▸ **Data block**:

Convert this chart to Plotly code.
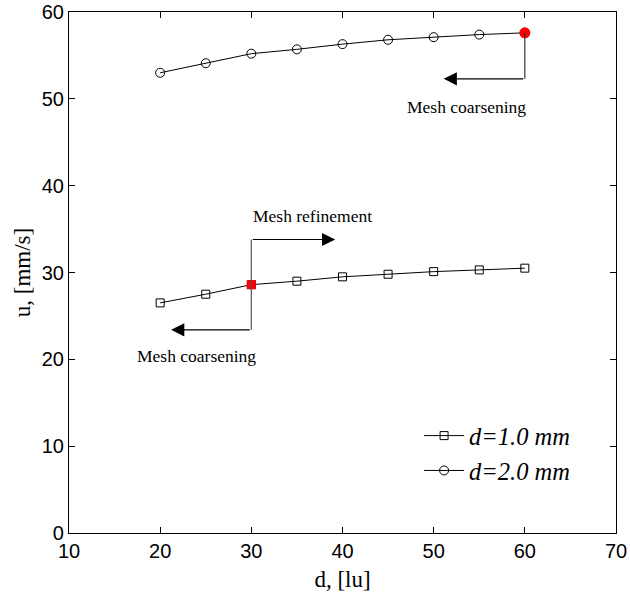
import plotly.graph_objects as go

d_vals = [20, 25, 30, 35, 40, 45, 50, 55, 60]
u_d1 = [26.5, 27.5, 28.6, 29.0, 29.5, 29.8, 30.1, 30.3, 30.5]
u_d2 = [53.0, 54.1, 55.2, 55.7, 56.3, 56.8, 57.1, 57.4, 57.6]
x_ticks = [10, 20, 30, 40, 50, 60, 70]
y_ticks = [0, 10, 20, 30, 40, 50, 60]

# highlighted points
hl1 = (30, 28.6)
hl2 = (60, 57.6)

fig = go.Figure()
fig.add_trace(go.Scatter(x=d_vals, y=u_d1, mode="lines+markers", name="<i>d=1.0 mm</i>",
                         line=dict(color="black", width=1),
                         marker=dict(symbol="square-open", size=8, color="black", line=dict(width=1))))
fig.add_trace(go.Scatter(x=d_vals, y=u_d2, mode="lines+markers", name="<i>d=2.0 mm</i>",
                         line=dict(color="black", width=1),
                         marker=dict(symbol="circle-open", size=9, color="black", line=dict(width=1))))
fig.add_trace(go.Scatter(x=[hl1[0]], y=[hl1[1]], mode="markers", showlegend=False,
                         marker=dict(symbol="square", size=9, color="red")))
fig.add_trace(go.Scatter(x=[hl2[0]], y=[hl2[1]], mode="markers", showlegend=False,
                         marker=dict(symbol="circle", size=11, color="red")))

# bent arrows: (start point, corner y, arrow end x, line colour)
arrows = [
    (hl1, 33.8, 39.2, "#555555"),
    (hl1, 23.4, 21.2, "#555555"),
    (hl2, 52.3, 51.1, "#333333"),
]
for (x0, y0), yc, xe, col in arrows:
    fig.add_shape(type="line", x0=x0, y0=y0, x1=x0, y1=yc, xref="x", yref="y",
                  line=dict(color=col, width=1.2))
    fig.add_annotation(x=xe, y=yc, ax=x0, ay=yc, xref="x", yref="y", axref="x", ayref="y",
                       showarrow=True, arrowhead=2, arrowsize=2.2, arrowwidth=1.2,
                       arrowcolor="black", text="")

labels = [("Mesh refinement", 36.7, 36.5), ("Mesh coarsening", 24.0, 20.4),
          ("Mesh coarsening", 53.6, 49.1)]
for t, x, y in labels:
    fig.add_annotation(x=x, y=y, xref="x", yref="y", text=t, showarrow=False,
                       font=dict(family="Liberation Serif", size=17.5, color="black"))

axis_common = dict(showgrid=False, zeroline=False, showline=True, linecolor="black",
                   linewidth=1.2, mirror="ticks", ticks="inside", ticklen=6,
                   tickcolor="black", automargin=False,
                   tickfont=dict(family="Liberation Sans", size=20, color="black"))
fig.update_xaxes(range=[10, 70], tickvals=x_ticks,
                 title=dict(text="d, [lu]", font=dict(family="Liberation Serif", size=23, color="black")),
                 **axis_common)
fig.update_yaxes(range=[0, 60], tickvals=y_ticks,
                 title=dict(text="u, [mm/s]", font=dict(family="Liberation Serif", size=23, color="black"),
                            standoff=4),
                 **axis_common)

fig.update_layout(width=630, height=592, margin=dict(l=69, r=14, t=12, b=59),
                  plot_bgcolor="white", paper_bgcolor="white",
                  legend=dict(x=0.64, y=0.23, xanchor="left", yanchor="top",
                              bgcolor="rgba(0,0,0,0)",
                              font=dict(family="Liberation Serif", size=24.5, color="black"),
                              itemwidth=40, tracegroupgap=0),
                  )
fig.write_html("out.html", config={"displayModeBar": False},
               post_script="document.body.style.margin='0';document.body.style.overflow='hidden';")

▸ **Task**:
Write out the lines from the start of the material to the line with "hl2 = (60, 57.6)", inclusive and exactly. Skip the pictures.

▸ **Correct output**:
Convert this chart to Plotly code.
import plotly.graph_objects as go

d_vals = [20, 25, 30, 35, 40, 45, 50, 55, 60]
u_d1 = [26.5, 27.5, 28.6, 29.0, 29.5, 29.8, 30.1, 30.3, 30.5]
u_d2 = [53.0, 54.1, 55.2, 55.7, 56.3, 56.8, 57.1, 57.4, 57.6]
x_ticks = [10, 20, 30, 40, 50, 60, 70]
y_ticks = [0, 10, 20, 30, 40, 50, 60]

# highlighted points
hl1 = (30, 28.6)
hl2 = (60, 57.6)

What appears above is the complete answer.